The other footnote is the difference between dense 35B at Q4_K_M, which would be reading roughly 20 GB of weights per decode token, and 35B-A3B at Q4_K_M, which is reading roughly 2 GB. The MoE structure shrinks the weight side of the budget by about 10x. That is what gives the KV cache a chance to be the larger term at all. On a dense 35B model, the KV cache stays subordinate to the weight reads even at 128k context, and the entire picture is closer to a flat 32 tok/s decode ceiling at any prompt length the card can hold. The hybrid MoE-plus-SSM architectures that are showing up across Qwen, DeepSeek, and the next round of frontier-class small-active models are exactly the family that makes KV cache representation the load-bearing engineering decision for long context. The asymmetry is structural to the architecture.

What this means for the ZINC roadmap

The first thing the crossover changes is the order of the work. Going into the second quarter of the year the assumption was that decode performance was a steady-state property of the engine, and the next round of optimization belonged to prefill. The crossover plot makes that assumption wrong for any prompt longer than a chat turn. Long-context decode is its own kernel surface with its own bandwidth bottleneck, and the FP16 KV cache that ZINC ships today is the load-bearing default that gives away most of the room.

The second thing it changes is which kernel rewrite earns the most. An attention shader that reads quantized K and V directly, dequants in the inner loop, and never round-trips through an FP16 scratch buffer is the same shape of work as the Q8_1 mul_mmq port that lifted prefill, applied to a different tensor. The expected payoff is larger, because the bytes the shader is replacing are linear in context length rather than constant.

The third is a benchmark hygiene point. Single-turn tok/s on a 100-token prompt sits in the regime where the active weights are the dominant term, the KV cache is a footnote, and the decode ceiling is roughly 250 tok/s. Multi-turn tok/s on a 32k context sits in the regime where the KV cache is the dominant term, the active weights are the floor, and the decode ceiling is roughly 100 tok/s. Reporting one number without the other is the local-inference equivalent of quoting peak FLOPs without the bandwidth ceiling: directionally true, structurally misleading. The right number to publish is a curve, not a point.

What comes next

The work is straightforward to enumerate. Quantize the K and V buffers. Teach the attention shader to read them quantized. Measure the decode tok/s curve as a function of context length. Compare the measured curve to the bandwidth ceiling. The gap between the two is the next round of attention-kernel work, and the slope of the curve is the new diagnostic that says whether the engine is paying for KV bytes it could have stopped paying for.

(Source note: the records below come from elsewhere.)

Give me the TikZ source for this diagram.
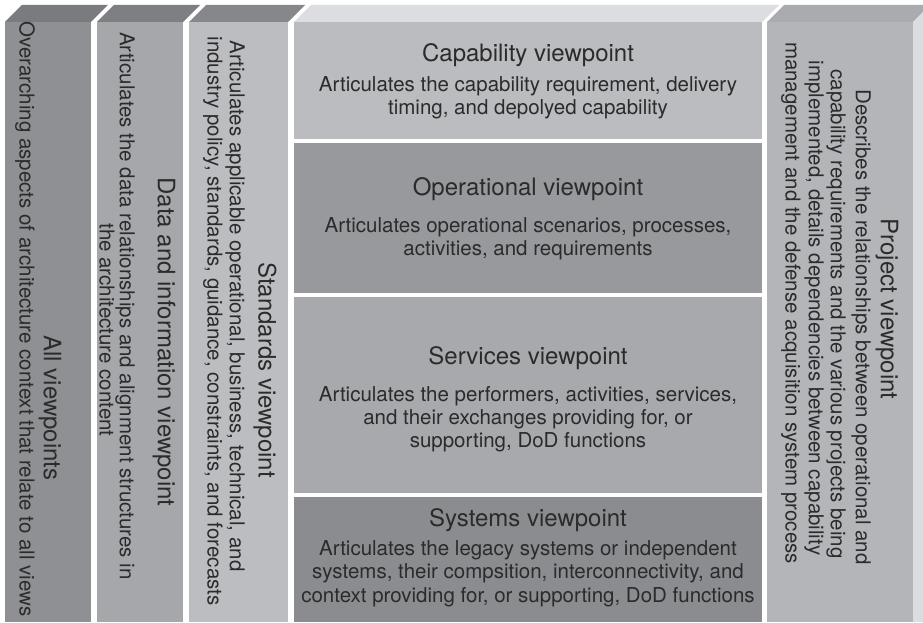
\documentclass[tikz,border=0pt]{standalone}
\usepackage{fontspec}
\setmainfont{TeX Gyre Heros}
\definecolor{txt}{HTML}{2B2B2B}
\definecolor{cOneFront}{HTML}{8F9094}
\definecolor{cOneTop}{HTML}{7A7B7F}
\definecolor{cTwoFront}{HTML}{A6A7AB}
\definecolor{cTwoTop}{HTML}{7E7F83}
\definecolor{cThreeFront}{HTML}{BCBDC1}
\definecolor{cThreeTop}{HTML}{86878B}
\definecolor{cenTop}{HTML}{DCDDE0}
\definecolor{capC}{HTML}{BBBCC0}
\definecolor{operC}{HTML}{98999D}
\definecolor{servC}{HTML}{A8A9AD}
\definecolor{sysC}{HTML}{8B8C90}
\definecolor{projFront}{HTML}{B4B5B9}
\definecolor{projTop}{HTML}{AAABAF}
\definecolor{projSide}{HTML}{DCDDE0}
\begin{document}
\begin{tikzpicture}[x=1pt,y=-1pt,
  ttl/.style={font=\fontsize{24}{28}\selectfont, text=txt, inner sep=0pt},
  dsc/.style={font=\fontsize{20.5}{23}\selectfont, text=txt, inner sep=0pt},
  vert/.style={rotate=-90, anchor=center}]
\useasboundingbox (0,0) rectangle (923,623);
\fill[white] (0,0) rectangle (923,623);
\begin{scope}
\clip (0,0) rectangle (923,623);
% column 1
\fill[cOneTop] (5,22) -- (22,5) -- (108,5) -- (91,22) -- cycle;
\fill[cOneFront] (5,22) rectangle (91,622);
% column 2
\fill[cTwoTop] (97,22) -- (114,5) -- (200,5) -- (183,22) -- cycle;
\fill[cTwoFront] (97,22) rectangle (183,622);
% column 3
\fill[cThreeTop] (189,22) -- (206,5) -- (305,5) -- (288,22) -- cycle;
\fill[cThreeFront] (189,22) rectangle (288,622);
% centre column
\fill[cenTop] (294,22) -- (311,5) -- (779,5) -- (762,22) -- cycle;
\fill[capC] (294,22) rectangle (762,139);
\fill[operC] (294,143) rectangle (762,293);
\fill[servC] (294,297) rectangle (762,493);
\fill[sysC] (294,497) rectangle (762,622);
% project column
\fill[projTop] (767,22) -- (784,5) -- (930,5) -- (913,22) -- cycle;
\fill[projFront] (767,22) rectangle (913,622);
\fill[projSide] (913,22) -- (930,5) -- (930,622) -- (913,622) -- cycle;
\end{scope}
% column 1 texts
\node[ttl,vert] (t1) at (50,408) {All viewpoints};
\node[dsc,vert] (d1) at (25,319) {Overarching aspects of architecture context that relate to all views};
% column 2 texts
\node[ttl,vert] (t2) at (164,342) {Data and information viewpoint};
\node[dsc,vert] (d2a) at (125,306) {Articulates the data relationships and alignment structures in};
\node[dsc,vert] (d2b) at (107,330) {the architecture content};
% column 3 texts
\node[ttl,vert] (t3) at (265,370) {Standards viewpoint};
\node[dsc,vert] (d3a) at (235,306) {Articulates applicable operational, business, technical, and};
\node[dsc,vert] (d3b) at (213,321) {industry policy, standards, guidance, constraints, and forecasts};
% project texts
\node[ttl,vert] (tp) at (887,309) {Project viewpoint};
\node[dsc,vert] (dpa) at (861,327) {Describes the relationships between operational and};
\node[dsc,vert] (dpb) at (836,314) {capability requirements and the various projects being};
\node[dsc,vert] (dpc) at (814,308) {implemented, details dependencies between capability};
\node[dsc,vert] (dpd) at (791,303) {management and the defense acquisition system process};
% capability
\node[ttl,anchor=base] (capT) at (528,62) {Capability viewpoint};
\node[dsc,anchor=base] (capA) at (528,92) {Articulates the capability requirement, delivery};
\node[dsc,anchor=base] (capB) at (528,115) {timing, and depolyed capability};
% operational
\node[ttl,anchor=base] (opT) at (528,195) {Operational viewpoint};
\node[dsc,anchor=base] (opA) at (528,232) {Articulates operational scenarios, processes,};
\node[dsc,anchor=base] (opB) at (528,255) {activities, and requirements};
% services
\node[ttl,anchor=base] (svT) at (528,364) {Services viewpoint};
\node[dsc,anchor=base] (svA) at (528,401) {Articulates the performers, activities, services,};
\node[dsc,anchor=base] (svB) at (528,424) {and their exchanges providing for, or};
\node[dsc,anchor=base] (svC) at (528,447) {supporting, DoD functions};
% systems
\node[ttl,anchor=base] (syT) at (528,526) {Systems viewpoint};
\node[dsc,anchor=base] (syA) at (528,555) {Articulates the legacy systems or independent};
\node[dsc,anchor=base] (syB) at (528,578) {systems, their compsition, interconnectivity, and};
\node[dsc,anchor=base] (syC) at (528,602) {context providing for, or supporting, DoD functions};
\end{tikzpicture}
\end{document}
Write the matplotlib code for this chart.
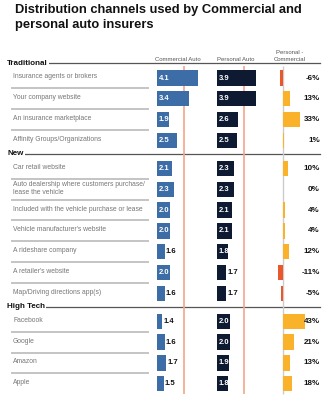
import matplotlib
matplotlib.use("Agg")
import matplotlib.pyplot as plt

plt.rcParams['font.family'] = ['Liberation Sans', 'DejaVu Sans']

sections = ["Traditional", "New", "High Tech"]
section_sizes = [4, 7, 4]
channels = [
    "Insurance agents or brokers",
    "Your company website",
    "An insurance marketplace",
    "Affinity Groups/Organizations",
    "Car retail website",
    "Auto dealership where customers purchase/\nlease the vehicle",
    "Included with the vehicle purchase or lease",
    "Vehicle manufacturer's website",
    "A rideshare company",
    "A retailer's website",
    "Map/Driving directions app(s)",
    "Facebook",
    "Google",
    "Amazon",
    "Apple",
]
commercial = [4.1, 3.4, 1.9, 2.5, 2.1, 2.3, 2.0, 2.0, 1.6, 2.0, 1.6, 1.4, 1.6, 1.7, 1.5]
personal = [3.9, 3.9, 2.6, 2.5, 2.3, 2.3, 2.1, 2.1, 1.8, 1.7, 1.7, 2.0, 2.0, 1.9, 1.8]
diff_pct = [-6, 13, 33, 1, 10, 0, 4, 4, 12, -11, -5, 43, 21, 13, 18]
baseline = 1.0
ref_value = 3.0

W, H = 332, 408
TOP, BOT = 45, 398
ROW0, S = 78, 20.8

BLUE = "#3d6da6"
NAVY = "#0e1a31"
POS = "#fbb22b"
NEG = "#e9572b"
REF = "#f5a68a"

# row y positions (row units), with a gap before each section
ys = []
i = 0
for s, n in enumerate(section_sizes):
    for _ in range(n):
        ys.append(i + 0.35 * s)
        i += 1

ylo, yhi = (BOT - ROW0) / S, (TOP - ROW0) / S


def py(p):
    return (p - ROW0) / S


fig = plt.figure(figsize=(W / 100, H / 100), dpi=100)


def px_axes(x0, x1):
    ax = fig.add_axes([x0 / W, 1 - BOT / H, (x1 - x0) / W, (BOT - TOP) / H])
    ax.set_ylim(ylo, yhi)
    ax.axis("off")
    return ax


fig.text(15 / W, 1 - 4 / H, "Distribution channels used by Commercial and\npersonal auto insurers",
         ha="left", va="top", fontsize=9.3, fontweight="bold", color="#111111",
         linespacing=1.3)

# table: labels, separators, headers
tab = px_axes(0, W)
tab.set_xlim(0, W)
start = 0
for s, n in enumerate(section_sizes):
    hy = ys[start] - 0.7
    tab.plot([7, 320], [hy, hy], color="#555555", lw=0.9)
    tab.text(7, hy, sections[s], ha="left", va="center", fontsize=5.8, fontweight="bold",
             color="#111111", bbox=dict(facecolor="white", edgecolor="none", pad=0.8))
    for k in range(start, start + n - 1):
        sy = (ys[k] + ys[k + 1]) / 2
        tab.plot([12, 148], [sy, sy], color="#c4c4c4", lw=1.4)
    start += n
for y, lab in zip(ys, channels):
    tab.text(13, y - 0.05, lab, ha="left", va="center", fontsize=4.9, color="#777777", linespacing=1.25)

tab.text(178, py(62), "Commercial Auto", ha="center", va="bottom", fontsize=4.3, color="#555555")
tab.text(236, py(62), "Personal Auto", ha="center", va="bottom", fontsize=4.3, color="#555555")
tab.text(290, py(62), "Personal -\nCommercial", ha="center", va="bottom", fontsize=4.3,
         color="#555555", linespacing=1.5)


def score_column(ax, vals, color):
    ax.set_xlim(1 - 7 / 13.3, 1 + 53 / 13.3)
    ax.vlines(ref_value, py(66), py(394), color=REF, lw=1.2, zorder=1)
    ax.barh(ys, [v - baseline for v in vals], left=baseline, height=0.74, color=color, zorder=2)
    for y, v in zip(ys, vals):
        if v >= 1.8:
            ax.annotate(f"{v:.1f}", (baseline, y), xytext=(2, 0), textcoords="offset pixels",
                        ha="left", va="center", fontsize=5.5, fontweight="bold", color="white", zorder=3)
        else:
            ax.annotate(f"{v:.1f}", (v, y), xytext=(1, 0), textcoords="offset pixels",
                        ha="left", va="center", fontsize=5.5, fontweight="bold", color="#111111", zorder=3)


ax_c = px_axes(150, 210)
score_column(ax_c, commercial, BLUE)
ax_p = px_axes(210, 270)
score_column(ax_p, personal, NAVY)

ax_d = px_axes(270, 325)
ax_d.set_xlim(-26, 84)
ax_d.vlines(0, py(66), py(394), color="#cccccc", lw=1, zorder=1)
ax_d.barh(ys, diff_pct, height=0.74, color=[POS if d >= 0 else NEG for d in diff_pct], zorder=2)
for y, d in zip(ys, diff_pct):
    ax_d.text(74, y, f"{d}%", ha="right", va="center", fontsize=5.8, fontweight="bold", color="#111111")

fig.savefig("out.png", dpi=100)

The 16k crossover is not a magic number. It is the prompt length at which a particular hybrid architecture, on a particular consumer card, with a particular default KV representation, swaps which term in the bandwidth budget is largest. The number will move as the active parameter count moves, as the KV representation tightens, and as the next generation of cards lifts the bandwidth ceiling. The shape of the argument will not. Long-context decode on a single consumer-grade card is an attention-kernel problem, not a weight-quantization problem, and the right time to plan for it is before the user has typed the prompt that exposes the cliff.